NASHVILLE, Tenn.—Three video-savvy teenagers are the top-prize winners in Bridgestone Americas' Teens Drive Smart Video Contest.
The Nashville-based tire maker announced that after sifting through almost 2,000 submissions, videos by Nicole Ricketts, Tosh Chambers and Natalie Barrios were the top winners.
"After seven years of holding this contest, I'm encouraged that we continue to receive such creative videos from passionate young adults who take an interest in making our roads safer," said Angela Patterson, manager, Teens Drive Smart Program.
She said that the company's goal is to "help teens make the right choice behind the wheel" but that message can be conveyed "much more effectively when it comes from a peer."
Ricketts of Anaheim, Calif., received the top prize—a $25,000 college scholarship—for her video, "Driving is Beautiful," which Bridgestone said aims to show the blessings, the beauty, the adventure and the fun that teen driving can be, while emphasizing the responsibility drivers have to preserve that beauty.

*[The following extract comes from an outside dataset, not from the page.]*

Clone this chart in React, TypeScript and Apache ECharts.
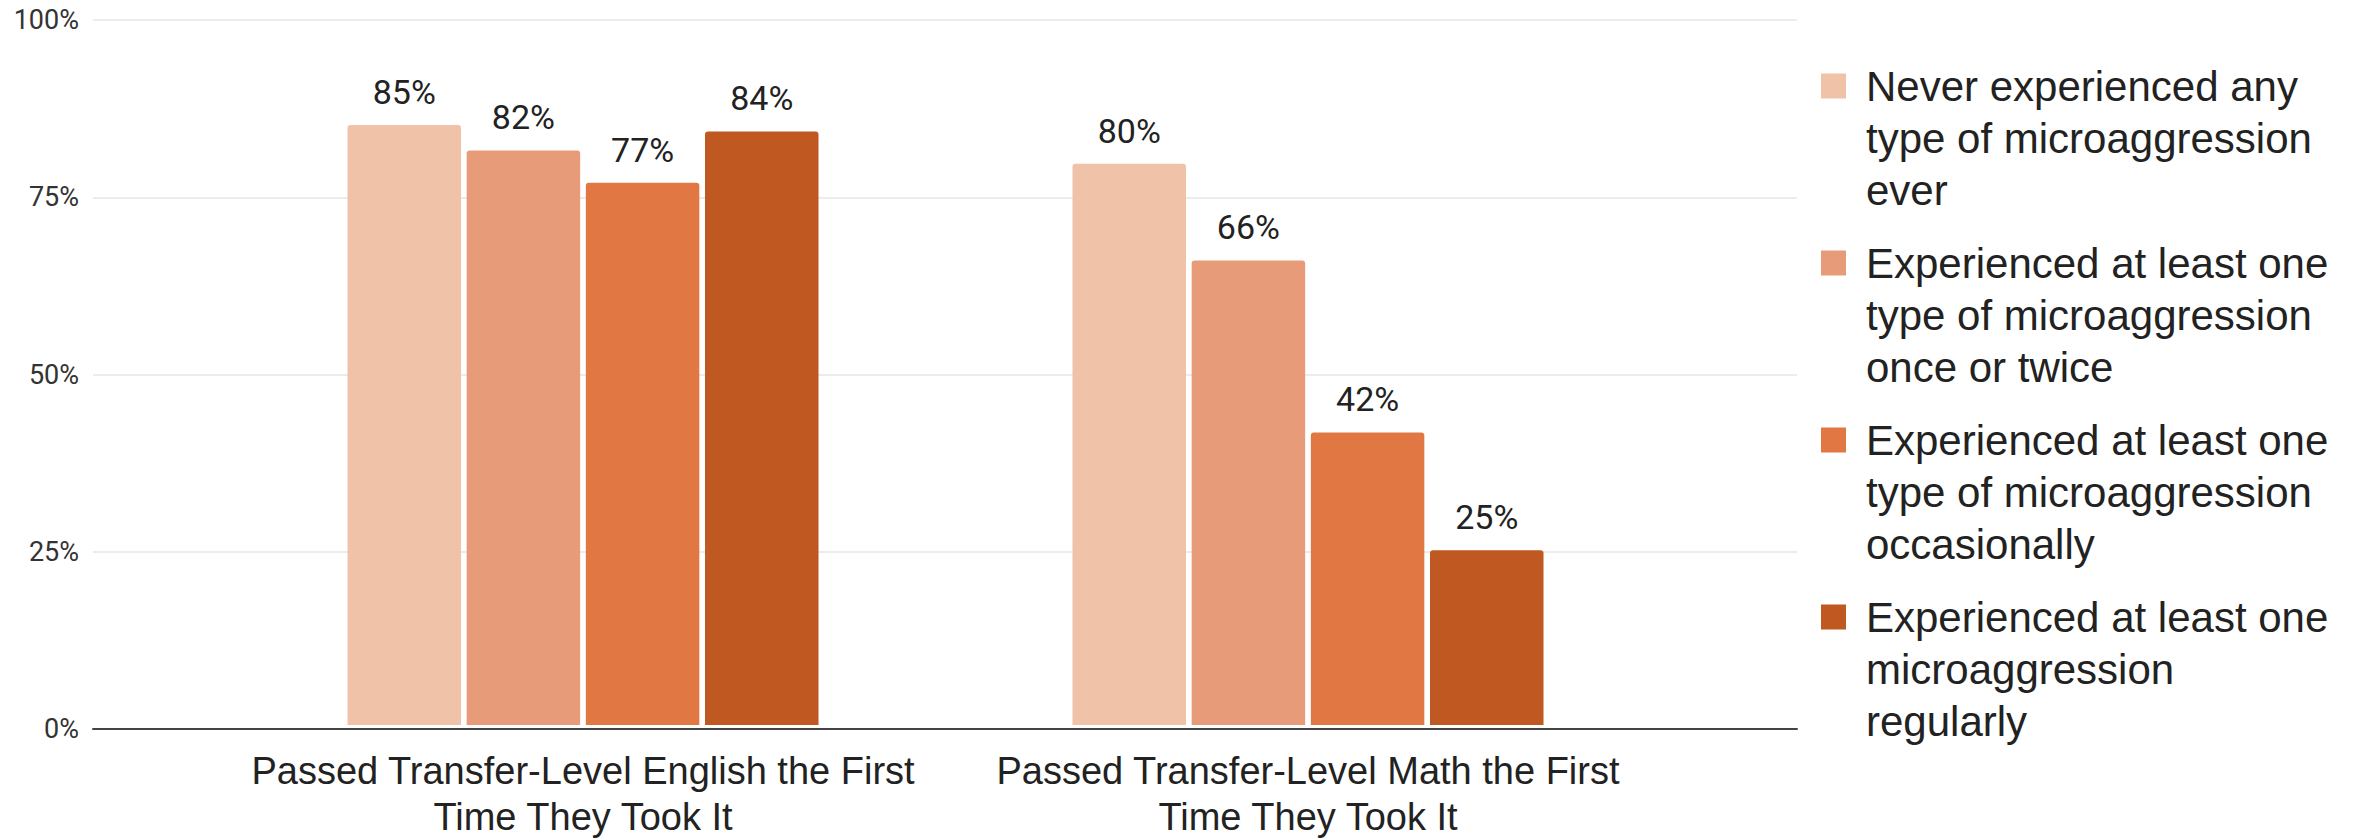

Chambers, a University of Pittsburgh sophomore, won second place and a $15,000 scholarship for his video, "Technically Almost Legal." His video shows multiple distractions in the car that should be avoided for safety purposes—even though not all of them are illegal.
Third place winner Barrios won a $10,000 scholarship for her video, "Safe Driver," that is a spoof on infomercials, advertising the ultimate safe driving companion.
Martha Levytsky of Bronxville, N.Y., was given a Critics' Choice award and a $2,500 cash prize for the video she produced, "Times Not to Text," which gives a comedic look at the absurdity of texting while driving.
Bridgestone said this year's winning videos competed with more than 1,800 submissions from 16-21 year olds across the U.S. The three winning videos, along with the other top 10 finalists, can all be viewed at the Teens Drive Smart website.
Winners also receive a free set of Bridgestone-brand tires, the tire manufacturer said, and the three top winners have the chance to have their videos broadcast as a public service announcement on television stations across the U.S.